Not a Fuel Slick! …

A few years ago I was walking along the nature trail that runs south of Finch Drive towards the Adventure Centre. As I crossed over a small stream bed I noticed an intensely-coloured iridescent sheen that looked very much like a petrochemical slick. When I touched the surface of the standing water, the slick broke up but did not quickly re-form as gasoline might do. It was not slippery to the touch as oil might be, and it had an herbal smell rather than the kind of smell I associate with fossil fuels. Another odd clue was a layer of rusty-brown sludge on the bottom and banks of the stream.

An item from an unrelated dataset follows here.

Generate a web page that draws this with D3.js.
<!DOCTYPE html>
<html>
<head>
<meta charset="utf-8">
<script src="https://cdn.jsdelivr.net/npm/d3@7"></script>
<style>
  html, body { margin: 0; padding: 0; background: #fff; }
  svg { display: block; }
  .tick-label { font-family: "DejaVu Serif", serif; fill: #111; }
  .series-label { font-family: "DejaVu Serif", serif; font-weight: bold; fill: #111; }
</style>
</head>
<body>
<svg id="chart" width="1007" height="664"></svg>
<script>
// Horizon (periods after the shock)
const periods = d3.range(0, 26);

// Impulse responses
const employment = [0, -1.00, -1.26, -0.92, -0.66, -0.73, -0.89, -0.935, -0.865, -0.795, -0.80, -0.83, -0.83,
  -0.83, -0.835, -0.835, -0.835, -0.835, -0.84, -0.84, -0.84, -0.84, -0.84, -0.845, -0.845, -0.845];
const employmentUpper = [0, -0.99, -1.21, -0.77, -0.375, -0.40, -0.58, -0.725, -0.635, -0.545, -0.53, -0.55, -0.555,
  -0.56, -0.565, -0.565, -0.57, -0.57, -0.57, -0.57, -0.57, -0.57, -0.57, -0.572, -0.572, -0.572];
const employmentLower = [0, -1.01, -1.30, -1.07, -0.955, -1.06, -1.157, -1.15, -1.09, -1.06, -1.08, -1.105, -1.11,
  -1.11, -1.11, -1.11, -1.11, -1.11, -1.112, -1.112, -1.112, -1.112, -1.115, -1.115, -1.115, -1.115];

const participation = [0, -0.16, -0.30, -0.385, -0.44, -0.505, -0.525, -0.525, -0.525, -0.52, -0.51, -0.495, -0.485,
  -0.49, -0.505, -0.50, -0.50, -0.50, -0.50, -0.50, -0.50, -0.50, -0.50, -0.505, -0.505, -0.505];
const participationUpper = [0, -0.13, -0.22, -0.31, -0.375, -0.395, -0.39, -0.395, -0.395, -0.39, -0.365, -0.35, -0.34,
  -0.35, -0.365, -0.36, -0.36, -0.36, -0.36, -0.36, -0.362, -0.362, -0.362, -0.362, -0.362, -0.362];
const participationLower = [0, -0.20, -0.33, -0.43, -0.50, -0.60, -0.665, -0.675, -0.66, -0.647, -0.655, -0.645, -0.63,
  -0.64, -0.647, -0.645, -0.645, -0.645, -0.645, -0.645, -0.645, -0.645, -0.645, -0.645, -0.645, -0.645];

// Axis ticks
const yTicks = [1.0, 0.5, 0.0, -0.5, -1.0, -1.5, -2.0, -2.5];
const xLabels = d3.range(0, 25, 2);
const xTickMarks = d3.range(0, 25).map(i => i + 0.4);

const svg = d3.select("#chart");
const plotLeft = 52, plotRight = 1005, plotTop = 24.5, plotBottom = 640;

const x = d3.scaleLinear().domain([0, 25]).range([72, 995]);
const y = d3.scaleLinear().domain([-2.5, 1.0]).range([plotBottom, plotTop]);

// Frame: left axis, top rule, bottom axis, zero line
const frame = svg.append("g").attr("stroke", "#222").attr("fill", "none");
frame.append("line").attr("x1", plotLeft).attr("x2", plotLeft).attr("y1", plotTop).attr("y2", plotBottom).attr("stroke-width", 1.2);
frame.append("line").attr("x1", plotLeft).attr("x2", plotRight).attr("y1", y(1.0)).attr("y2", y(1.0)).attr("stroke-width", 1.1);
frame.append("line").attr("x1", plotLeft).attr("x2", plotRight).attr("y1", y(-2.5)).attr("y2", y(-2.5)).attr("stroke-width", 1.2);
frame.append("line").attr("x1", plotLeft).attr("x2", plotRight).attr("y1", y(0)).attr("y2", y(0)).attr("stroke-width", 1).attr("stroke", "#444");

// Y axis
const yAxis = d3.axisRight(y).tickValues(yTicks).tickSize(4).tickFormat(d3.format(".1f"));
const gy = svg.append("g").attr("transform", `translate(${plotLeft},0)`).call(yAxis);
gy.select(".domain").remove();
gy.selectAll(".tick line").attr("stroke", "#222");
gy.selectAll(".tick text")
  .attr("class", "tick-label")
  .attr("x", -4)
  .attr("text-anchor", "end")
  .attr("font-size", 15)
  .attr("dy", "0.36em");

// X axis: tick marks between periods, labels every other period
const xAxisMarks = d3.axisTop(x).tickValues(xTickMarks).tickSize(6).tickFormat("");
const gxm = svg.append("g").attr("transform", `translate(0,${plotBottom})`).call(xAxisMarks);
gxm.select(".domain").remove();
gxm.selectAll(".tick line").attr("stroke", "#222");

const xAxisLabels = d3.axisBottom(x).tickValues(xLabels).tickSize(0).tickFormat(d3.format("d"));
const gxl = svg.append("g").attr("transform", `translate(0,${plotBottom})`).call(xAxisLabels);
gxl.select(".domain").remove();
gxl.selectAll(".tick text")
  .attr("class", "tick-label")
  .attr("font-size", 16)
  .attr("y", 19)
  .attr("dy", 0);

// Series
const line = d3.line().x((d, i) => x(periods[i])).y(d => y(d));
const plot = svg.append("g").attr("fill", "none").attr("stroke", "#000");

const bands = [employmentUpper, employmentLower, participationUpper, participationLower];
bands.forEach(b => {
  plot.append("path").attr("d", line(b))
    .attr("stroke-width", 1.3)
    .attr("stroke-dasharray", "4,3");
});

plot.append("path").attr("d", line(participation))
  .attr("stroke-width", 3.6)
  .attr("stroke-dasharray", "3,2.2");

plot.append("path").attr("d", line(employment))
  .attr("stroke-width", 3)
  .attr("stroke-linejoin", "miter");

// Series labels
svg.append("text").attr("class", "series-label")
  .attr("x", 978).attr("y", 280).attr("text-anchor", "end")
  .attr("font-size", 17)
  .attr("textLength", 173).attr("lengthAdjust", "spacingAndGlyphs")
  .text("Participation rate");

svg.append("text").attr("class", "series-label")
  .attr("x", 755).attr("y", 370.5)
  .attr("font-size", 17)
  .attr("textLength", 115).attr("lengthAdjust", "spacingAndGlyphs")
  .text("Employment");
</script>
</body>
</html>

iNaturalist to the rescue! I posted some photos that prompted some interesting comments and suggestions from scientists and citizen scientists in California, Iowa, and Virginia, as well as from Squamish. The conversation developed along these lines:

  • “It’s common to find what looks like oil on the surface of still water: this can be associated with rotting vegetation.”
  • “Our soil around Squamish is known to be rich in iron.”
  • The rusty sludge (referred to as “flox” or “floc”) is “thought to be caused by bacteria that gets its energy by oxidizing dissolved iron.”
  • “The oily sheen stuff is distinctly different from the iron flox.  The iron flox emissions (rusty, reddish brown, semi-solid plumes) result from a process in watersheds with higher iron content at or below surface. As water moves through the water table, areas with higher iron concentrations and other ‘right’ geological conditions will produce the flox. The ‘oil slick’ and the flox can occur simultaneously, but if they do, it is for different reasons.”
  • “The red flox and the oily sheen are quite possibly produced by two different organisms: we can certainly say that the “oil” is a byproduct of methane formation by anaerobic bacteria (it seems to be a gelatinous precipitate of iron-hydroxide), while the red “floc” is the iron bacteria gatekeeper between the deoxygenated, iron-rich water rising up from the swamp and the atmosphere…or oxygen being contributed by the adjacent plants.”
  • “I’ve never seen the oil without some degree of the floc, but I’ve seen the floc without the oil so I’ve just assumed that the bacteria producing the floc also sometimes produce the oil. That may not be correct, however.”
  • The final thoughts came from a biogeochemist  who noted that: “These types of oily-looking films have been reported in the literature as forming in association with anoxic and ferrous iron-bearing groundwater. … It may be indicative of a genus called Leptothrix, which are Fe2+ and Mn2+ oxidizing bacteria. This genus is in the phylum Beta Proteobacteria, as are many of the neutrophilic (neutral pH-loving) iron-oxidizing bacteria. …  As with most bacteria, taxonomic assignment is impossible without 16S rRNA sequencing, although many of the “iron bacteria” have characteristic morphologies that can be identified with light microscopy.”

To summarize: we’re unlikely to be able to identify the organism that causes this oily-looking slick, but we’ve had fun wondering.  By the way, that slick is persistent in the area just south of Finch Drive, so if you’re curious, have a look.